Slowly and stealthily a regulatory net is closing in on M&A in Europe. Many of the measures looming over the horizon have little direct connection with M&A but collectively they could significantly alter the climate in which deals are done, the tactics employed and ultimately the costs and complexity of deals.
Mergers and acquisitions practitioners may be feeling a little smug that their corner of the financial forest has escaped the regulatory onslaught the financial crisis unleashed. But they should not be so confident. Slowly and stealthily a regulatory net is closing in on M&A in Europe. Many of the measures looming over the horizon have little direct connection with M&A but collectively they could significantly alter the climate in which deals are done, the tactics employed and ultimately the costs and complexity of deals.
Without doubt, the political climate has changed. Many of the measures – such as the introduction of a new pan-European regulatory structure and the Alternative Investment Fund Managers directive governing hedge funds and private equity, among others – are essentially political. They are a reaction to the perceived causes of the crisis and voters’ demands for action. They are also seen in London as the continuation of a long-running Franco-German campaign to clip the City’s wings.
This is a bit paranoid, but given that London is the financial capital of Europe the City is right to look closely at the small print of, and motives behind, the avalanche of regulatory measures crashing down on it.
Take the proposed European System of Financial Supervisors, which the European parliament recently approved. There will be three bodies: the European Banking Authority; the European Securities and Markets Authority; and the European Insurance and Occupational Pension Authority. In addition, there will be a European Systemic Risk Board.
National supervisors will be represented on all these bodies. But the centre of decision-making is inexorably shifting to the European Union level.
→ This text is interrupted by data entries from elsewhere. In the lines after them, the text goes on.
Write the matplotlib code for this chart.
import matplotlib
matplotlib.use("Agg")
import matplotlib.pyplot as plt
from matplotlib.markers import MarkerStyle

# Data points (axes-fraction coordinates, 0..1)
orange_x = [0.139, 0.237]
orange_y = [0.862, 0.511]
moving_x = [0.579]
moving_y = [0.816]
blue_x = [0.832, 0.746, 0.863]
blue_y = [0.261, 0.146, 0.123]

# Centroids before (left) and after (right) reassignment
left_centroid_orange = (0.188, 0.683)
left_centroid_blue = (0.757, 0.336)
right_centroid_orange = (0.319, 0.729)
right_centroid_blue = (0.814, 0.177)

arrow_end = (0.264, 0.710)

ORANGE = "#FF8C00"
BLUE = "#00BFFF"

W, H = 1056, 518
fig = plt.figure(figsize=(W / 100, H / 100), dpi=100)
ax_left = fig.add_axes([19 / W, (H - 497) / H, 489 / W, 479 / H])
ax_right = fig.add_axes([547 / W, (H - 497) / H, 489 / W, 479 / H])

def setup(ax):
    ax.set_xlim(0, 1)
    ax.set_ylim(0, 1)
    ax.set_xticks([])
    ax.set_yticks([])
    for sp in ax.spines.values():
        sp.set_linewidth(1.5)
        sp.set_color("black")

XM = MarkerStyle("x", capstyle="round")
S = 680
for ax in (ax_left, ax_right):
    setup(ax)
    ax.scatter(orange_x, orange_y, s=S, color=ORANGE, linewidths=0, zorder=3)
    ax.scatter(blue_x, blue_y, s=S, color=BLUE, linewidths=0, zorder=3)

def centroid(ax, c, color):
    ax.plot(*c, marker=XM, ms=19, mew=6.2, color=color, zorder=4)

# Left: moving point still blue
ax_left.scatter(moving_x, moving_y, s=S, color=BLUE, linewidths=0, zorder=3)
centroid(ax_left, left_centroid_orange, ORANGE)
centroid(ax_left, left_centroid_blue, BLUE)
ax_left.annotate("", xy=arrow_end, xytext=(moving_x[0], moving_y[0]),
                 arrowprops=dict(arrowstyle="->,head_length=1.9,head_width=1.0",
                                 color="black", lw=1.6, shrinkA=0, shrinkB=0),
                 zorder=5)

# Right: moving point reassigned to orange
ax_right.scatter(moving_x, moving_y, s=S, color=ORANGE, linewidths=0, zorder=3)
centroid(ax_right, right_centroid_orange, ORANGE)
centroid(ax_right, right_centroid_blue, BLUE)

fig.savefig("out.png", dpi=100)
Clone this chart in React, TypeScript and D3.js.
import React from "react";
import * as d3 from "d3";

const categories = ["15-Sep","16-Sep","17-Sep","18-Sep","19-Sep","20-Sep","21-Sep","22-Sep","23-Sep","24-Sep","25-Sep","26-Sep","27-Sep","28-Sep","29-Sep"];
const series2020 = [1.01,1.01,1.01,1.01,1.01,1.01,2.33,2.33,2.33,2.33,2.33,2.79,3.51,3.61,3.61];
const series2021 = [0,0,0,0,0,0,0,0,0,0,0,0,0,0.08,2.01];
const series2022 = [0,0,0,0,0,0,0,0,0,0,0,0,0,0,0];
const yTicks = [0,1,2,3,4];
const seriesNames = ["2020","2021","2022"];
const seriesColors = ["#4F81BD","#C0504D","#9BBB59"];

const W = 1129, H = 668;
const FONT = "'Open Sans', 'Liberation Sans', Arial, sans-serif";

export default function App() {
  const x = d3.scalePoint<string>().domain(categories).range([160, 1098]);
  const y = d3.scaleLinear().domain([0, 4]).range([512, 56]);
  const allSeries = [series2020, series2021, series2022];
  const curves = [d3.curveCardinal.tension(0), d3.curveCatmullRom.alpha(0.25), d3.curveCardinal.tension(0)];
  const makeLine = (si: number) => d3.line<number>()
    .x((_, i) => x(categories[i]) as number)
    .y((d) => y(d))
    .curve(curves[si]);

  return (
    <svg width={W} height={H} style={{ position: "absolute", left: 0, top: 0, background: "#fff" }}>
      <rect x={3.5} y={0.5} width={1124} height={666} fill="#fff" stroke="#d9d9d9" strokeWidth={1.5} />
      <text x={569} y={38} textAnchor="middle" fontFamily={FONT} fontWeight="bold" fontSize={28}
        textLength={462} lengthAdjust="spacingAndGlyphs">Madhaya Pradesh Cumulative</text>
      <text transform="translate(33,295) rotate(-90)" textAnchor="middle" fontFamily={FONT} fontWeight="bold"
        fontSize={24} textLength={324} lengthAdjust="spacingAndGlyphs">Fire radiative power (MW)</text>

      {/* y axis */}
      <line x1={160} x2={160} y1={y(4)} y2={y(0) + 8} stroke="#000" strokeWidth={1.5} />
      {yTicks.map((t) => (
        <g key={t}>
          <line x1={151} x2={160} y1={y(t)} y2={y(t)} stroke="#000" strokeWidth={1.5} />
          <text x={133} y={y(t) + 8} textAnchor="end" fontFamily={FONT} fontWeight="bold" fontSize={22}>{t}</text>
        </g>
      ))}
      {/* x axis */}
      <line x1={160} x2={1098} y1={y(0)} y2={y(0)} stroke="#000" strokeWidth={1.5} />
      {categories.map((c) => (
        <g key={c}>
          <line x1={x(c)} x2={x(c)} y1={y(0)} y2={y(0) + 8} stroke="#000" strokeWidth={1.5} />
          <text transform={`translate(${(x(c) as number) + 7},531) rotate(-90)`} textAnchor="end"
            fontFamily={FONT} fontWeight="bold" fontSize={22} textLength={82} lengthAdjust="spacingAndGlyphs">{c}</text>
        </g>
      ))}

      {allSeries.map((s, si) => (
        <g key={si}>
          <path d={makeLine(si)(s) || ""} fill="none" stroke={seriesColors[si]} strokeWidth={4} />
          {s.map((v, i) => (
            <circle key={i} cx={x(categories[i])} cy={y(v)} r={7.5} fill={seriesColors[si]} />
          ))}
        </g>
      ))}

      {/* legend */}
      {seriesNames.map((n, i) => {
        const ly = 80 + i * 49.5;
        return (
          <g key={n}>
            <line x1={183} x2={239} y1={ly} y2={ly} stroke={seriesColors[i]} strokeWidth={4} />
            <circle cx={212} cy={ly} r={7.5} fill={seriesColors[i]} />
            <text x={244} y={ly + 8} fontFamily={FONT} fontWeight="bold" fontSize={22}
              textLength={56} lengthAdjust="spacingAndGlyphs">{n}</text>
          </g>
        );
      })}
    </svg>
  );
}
This can be justified by arguing that it improves the functioning of the internal market – a desirable outcome to which all EU members are supposedly committed. However, the new structure will increase the chances of EU level intervention in all types of financial activity at the national level, including M&A. Whether or not this is part of a Continental, Eurozone strategy, that is likely to be the result.
The same point applies to the more technical, but no less pertinent, planned changes to rules governing derivatives trading and shorting stock. By forcing most derivative trading on to exchanges and into the light of day, and greatly restricting the use of opaque over-the-counter instruments, Michel Barnier, the French EU internal market commissioner, believes he is addressing a cause of the crisis. Similar thinking underlies plans to make market operators disclose to regulators net short positions once they reach 0.2% of issued share capital, and make public positions of more than 0.5%.
Changing M&A practices is not the stated intention – and to be fair, is probably not the unstated intention. But derivatives and shorting have long lurked in the investment banker’s armoury.
Not long ago, concealing a potential position in a target company by, for example, buying call options on its stock was quite common. The rules were tightened in London to make disclosure of complete consequential holdings mandatory, but derivatives are still a useful way of finessing exposure to a stock.
Shorting has been a chosen tactic of hedge funds, so much so that it was temporarily banned during the crisis. The ban has been lifted in London and shorting is back. In practice, 0.5% of a large company whose capitalisation is measured in tens of billions is a bigger exposure than some funds would risk.
However, it is within the capacity of the leading funds, which might find the need to go public a deterrent. Investors might even feel that reporting to the regulators once the 0.2% threshold is reached is a deterrent as well. After all, what might the regulators do, especially in this more interventionist climate?
Another example of perverse consequences is the more stringent capital requirements being placed on banks. Strengthening bank balance sheets may reduce the amount of funding available for M&A – which is a little ironic when interest rates remain so low.
In some ways, that is no bad thing. In the boom years, readily available financing fuelled deals that might otherwise have been hard to justify, not least by private equity houses. But restructuring will become more important as economic activity picks up and banks may not be able to play their full part.
The collective consequence of all these and other regulatory changes could be to make M&A more complex and costly. Whatever Europe’s regulators and politicians aim to do, that is a poor outcome for the EU. M&A will not escape the regulatory embrace.